As to the immediate cause of the disaster that has bereaved so many American households and robbed the American navy of one of the most valued elements of its fighting strength, we heed Captain Sigsbee’s appeal to sound judgment. The Government has set an investigation on foot, and the Journal has independently undertaken another. Between them the truth will soon be known. If it be found that the Spanish authorities have fought about this calamity, so profitable to themselves, no power from the White House to Wall Street will be able to restrain the American people from exacting a terrible retribution. And Spain’s innocence must be clearly proven. All the circumstances of the case fix the burden of proof upon her. [* * *]
In such circumstances polite expressions of regret count for nothing. The investigations must clearly disclose Spain’s innocence or her guilt will be assumed.
William Randolph Hearst is the prime example of what is called "yellow journalism."
Read that editorial again and read it aloud. Substitute "China" for "Spain." Or substitute "Russia." You will hear in Hearst's 1898 editorial the same jingoism, the same hysteria, and the same ulterior motives as in today's air-bag reportage. Then, the “news” was printed. Today, it is mostly digital.
The mediums of public manipulation have changed. The methods are old hat.
Cui bono?
The sinking of the USS Maine did not start a war. The narrative of its sinking did.
Then, as now, avaricious, power-seeking folks profit from War. In the main, the people "liberated" from Spain by American conquest did not gain by it, although a certain economic strata, a certain business and latifundium class certainly did. The Spanish-American War, like later western invasions purportedly undertaken to defend the oppressed and downtrodden, was supposed to free the people of Cuba, the Philippines, Puerto Rico and Guam from Spanish colonial rule. The war was marketed that way to a 19th Century American public that was - then as now - at once credulous, prideful and insecure. But no one was made free on the islands conquered by the United States. Only their labor and natural resources were. The effect of the war was simply to transfer dominion from one colonialist to another.
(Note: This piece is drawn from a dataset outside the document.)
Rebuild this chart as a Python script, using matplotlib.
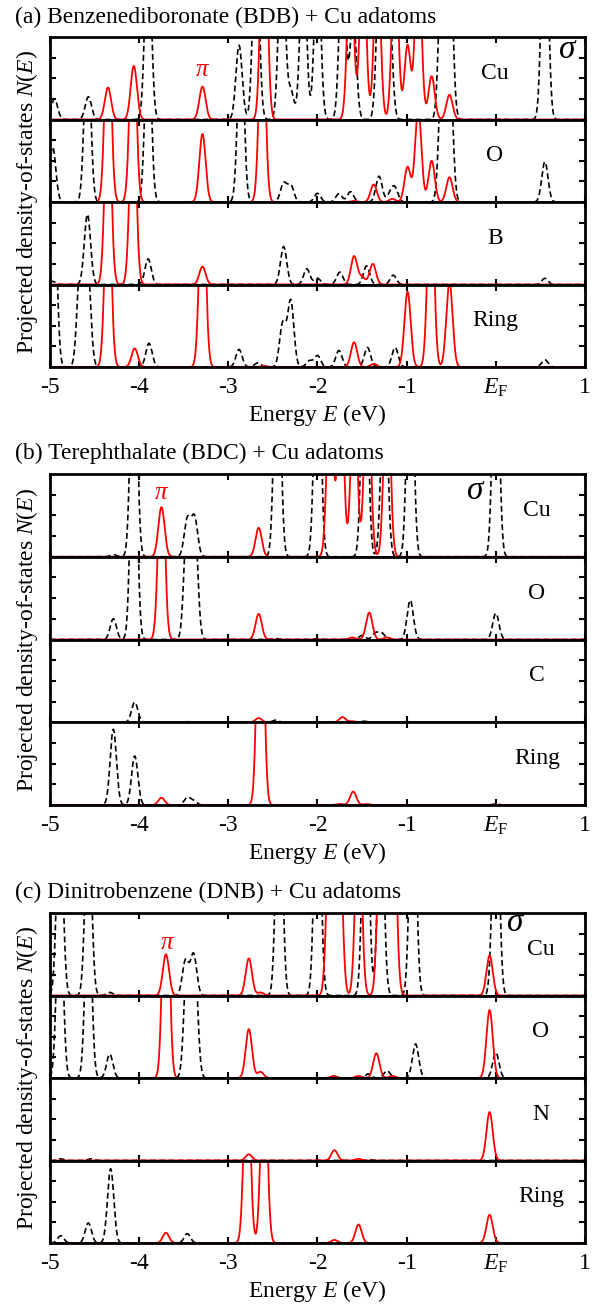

The "duty to defend" was a duplicitous doctrine in the 19th Century as it is in the 21st.
The Spanish-American War also propelled a war hawk into the White House, Teddy Roosevelt. The Spanish-American War inspired a period of aggressive, muscular, imperial American foreign policy that continues today. You see it today in Eastern Europe, Asia, Africa and South America.
We still hear William Randolph Hearst's shrill voice. His cant that Spain must be presumed guilty until proven innocent is the cant of today's war cheerleaders against China. It is a parody of the presumption of innocence and it is a perversion of history.
That's the Maine thing about the downing of the Red Chinese Balloon.